## WHAT YOU ARE ASKED TO DO
Copy out the listing that follows, exact in every word, and skip the images.

## MATERIAL PROVIDED
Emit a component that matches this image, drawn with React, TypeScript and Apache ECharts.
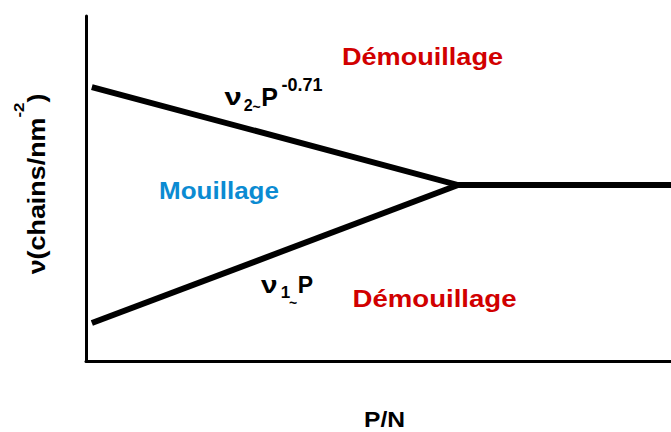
import React, { useEffect, useRef } from "react";
import * as echarts from "echarts";

// Phase boundaries (axis units: P/N on x, ν on y; both 0–100 arbitrary)
const boundaryX = [1, 63.6, 100];
const upperY = [79.4, 51.0, 51.0]; // ν2 ~ P^-0.71, then plateau
const lowerX = [1, 63.6];
const lowerY = [11.0, 51.0]; // ν1 ~ P

const regionLabels = ["Démouillage", "Mouillage", "Démouillage"];
const xAxisName = "P/N";
const yAxisName = "ν(chains/nm";
const yAxisSup = "-2";

const FONT = '"Liberation Sans", Arial, sans-serif';
const RED = "#d10000";
const BLUE = "#0b8bd2";

function txt(text: string, x: number, y: number, fontSize: number, opts: any = {}) {
  return {
    type: "text",
    x,
    y,
    scaleX: opts.scaleX ?? 1,
    rotation: opts.rotation ?? 0,
    style: {
      text,
      fontFamily: FONT,
      fontWeight: "bold",
      fontSize,
      fill: opts.fill ?? "#000",
      align: opts.align ?? "left",
      verticalAlign: "middle",
    },
    z: 10,
  };
}

export default function App() {
  const ref = useRef<HTMLDivElement>(null);
  useEffect(() => {
    document.body.style.margin = "0";
    const chart = echarts.init(ref.current!, null, { renderer: "svg" });
    const upper = boundaryX.map((x, i) => [x, upperY[i]]);
    const lower = lowerX.map((x, i) => [x, lowerY[i]]);
    chart.setOption({
      animation: false,
      grid: { left: 86, right: 0, top: 16, bottom: 71 },
      xAxis: {
        type: "value",
        min: 0,
        max: 100,
        axisLine: { show: true, onZero: false, lineStyle: { color: "#000", width: 3 } },
        axisTick: { show: false },
        axisLabel: { show: false },
        splitLine: { show: false },
      },
      yAxis: {
        type: "value",
        min: 0,
        max: 100,
        axisLine: { show: true, onZero: false, lineStyle: { color: "#000", width: 3 } },
        axisTick: { show: false },
        axisLabel: { show: false },
        splitLine: { show: false },
      },
      series: [
        {
          name: "ν2",
          type: "line",
          data: upper,
          symbol: "none",
          lineStyle: { color: "#000", width: 6, cap: "butt", join: "miter" },
        },
        {
          name: "ν1",
          type: "line",
          data: lower,
          symbol: "none",
          lineStyle: { color: "#000", width: 6, cap: "butt" },
        },
      ],
      graphic: [
        txt(regionLabels[0], 422.5, 56.7, 24, { align: "center", scaleX: 1.13, fill: RED }),
        txt(regionLabels[1], 219, 191.2, 23, { align: "center", scaleX: 1.13, fill: BLUE }),
        txt(regionLabels[2], 434.5, 298.2, 24, { align: "center", scaleX: 1.15, fill: RED }),
        txt(xAxisName, 384.5, 419.7, 22, { align: "center", scaleX: 1.12 }),
        // ν2 ~ P^-0.71
        txt("ν", 224.5, 97, 24, { scaleX: 1.3 }),
        txt("2", 243.7, 105.1, 16),
        txt("~", 252.5, 106.5, 14),
        txt("P", 261.2, 96.6, 25),
        txt("-0.71", 281.5, 85.2, 18),
        // ν1 ~ P
        txt("ν", 261, 285.3, 23, { scaleX: 1.3 }),
        txt("1", 280.7, 292.4, 17),
        txt("~", 289, 303, 14),
        txt("P", 297.8, 285.3, 23),
        // y axis name
        {
          type: "text",
          x: 36.7,
          y: 184,
          rotation: Math.PI / 2,
          scaleX: 1.12,
          style: {
            text: `{m|${yAxisName}}{s|${yAxisSup}}{m|)}`,
            fontFamily: FONT,
            fontWeight: "bold",
            align: "center",
            verticalAlign: "middle",
            fill: "#000",
            rich: {
              m: { fontSize: 24, fontFamily: FONT, fontWeight: "bold", lineHeight: 50, fill: "#000" },
              s: {
                fontSize: 15,
                fontFamily: FONT,
                fontWeight: "bold",
                lineHeight: 17,
                verticalAlign: "top",
                fill: "#000",
              },
            },
          },
          z: 10,
        },
      ],
    });
    return () => chart.dispose();
  }, []);
  return <div ref={ref} style={{ width: 671, height: 432 }} />;
}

## REPLY TO THE TASK
Emit a component that matches this image, drawn with React, TypeScript and Apache ECharts.
import React, { useEffect, useRef } from "react";
import * as echarts from "echarts";

// Phase boundaries (axis units: P/N on x, ν on y; both 0–100 arbitrary)
const boundaryX = [1, 63.6, 100];
const upperY = [79.4, 51.0, 51.0]; // ν2 ~ P^-0.71, then plateau
const lowerX = [1, 63.6];
const lowerY = [11.0, 51.0]; // ν1 ~ P

const regionLabels = ["Démouillage", "Mouillage", "Démouillage"];
const xAxisName = "P/N";
const yAxisName = "ν(chains/nm";
const yAxisSup = "-2";

const FONT = '"Liberation Sans", Arial, sans-serif';
const RED = "#d10000";
const BLUE = "#0b8bd2";

function txt(text: string, x: number, y: number, fontSize: number, opts: any = {}) {
  return {
    type: "text",
    x,
    y,
    scaleX: opts.scaleX ?? 1,
    rotation: opts.rotation ?? 0,
    style: {
      text,
      fontFamily: FONT,
      fontWeight: "bold",
      fontSize,
      fill: opts.fill ?? "#000",
      align: opts.align ?? "left",
      verticalAlign: "middle",
    },
    z: 10,
  };
}

export default function App() {
  const ref = useRef<HTMLDivElement>(null);
  useEffect(() => {
    document.body.style.margin = "0";
    const chart = echarts.init(ref.current!, null, { renderer: "svg" });
    const upper = boundaryX.map((x, i) => [x, upperY[i]]);
    const lower = lowerX.map((x, i) => [x, lowerY[i]]);
    chart.setOption({
      animation: false,
      grid: { left: 86, right: 0, top: 16, bottom: 71 },
      xAxis: {
        type: "value",
        min: 0,
        max: 100,
        axisLine: { show: true, onZero: false, lineStyle: { color: "#000", width: 3 } },
        axisTick: { show: false },
        axisLabel: { show: false },
        splitLine: { show: false },
      },
      yAxis: {
        type: "value",
        min: 0,
        max: 100,
        axisLine: { show: true, onZero: false, lineStyle: { color: "#000", width: 3 } },
        axisTick: { show: false },
        axisLabel: { show: false },
        splitLine: { show: false },
      },
      series: [
        {
          name: "ν2",
          type: "line",
          data: upper,
          symbol: "none",
          lineStyle: { color: "#000", width: 6, cap: "butt", join: "miter" },
        },
        {
          name: "ν1",
          type: "line",
          data: lower,
          symbol: "none",
          lineStyle: { color: "#000", width: 6, cap: "butt" },
        },
      ],
      graphic: [
        txt(regionLabels[0], 422.5, 56.7, 24, { align: "center", scaleX: 1.13, fill: RED }),
        txt(regionLabels[1], 219, 191.2, 23, { align: "center", scaleX: 1.13, fill: BLUE }),
        txt(regionLabels[2], 434.5, 298.2, 24, { align: "center", scaleX: 1.15, fill: RED }),
        txt(xAxisName, 384.5, 419.7, 22, { align: "center", scaleX: 1.12 }),
        // ν2 ~ P^-0.71
        txt("ν", 224.5, 97, 24, { scaleX: 1.3 }),
        txt("2", 243.7, 105.1, 16),
        txt("~", 252.5, 106.5, 14),
        txt("P", 261.2, 96.6, 25),
        txt("-0.71", 281.5, 85.2, 18),
        // ν1 ~ P
        txt("ν", 261, 285.3, 23, { scaleX: 1.3 }),
        txt("1", 280.7, 292.4, 17),
        txt("~", 289, 303, 14),
        txt("P", 297.8, 285.3, 23),
        // y axis name
        {
          type: "text",
          x: 36.7,
          y: 184,
          rotation: Math.PI / 2,
          scaleX: 1.12,
          style: {
            text: `{m|${yAxisName}}{s|${yAxisSup}}{m|)}`,
            fontFamily: FONT,
            fontWeight: "bold",
            align: "center",
            verticalAlign: "middle",
            fill: "#000",
            rich: {
              m: { fontSize: 24, fontFamily: FONT, fontWeight: "bold", lineHeight: 50, fill: "#000" },
              s: {
                fontSize: 15,
                fontFamily: FONT,
                fontWeight: "bold",
                lineHeight: 17,
                verticalAlign: "top",
                fill: "#000",
              },
            },
          },
          z: 10,
        },
      ],
    });
    return () => chart.dispose();
  }, []);
  return <div ref={ref} style={{ width: 671, height: 432 }} />;
}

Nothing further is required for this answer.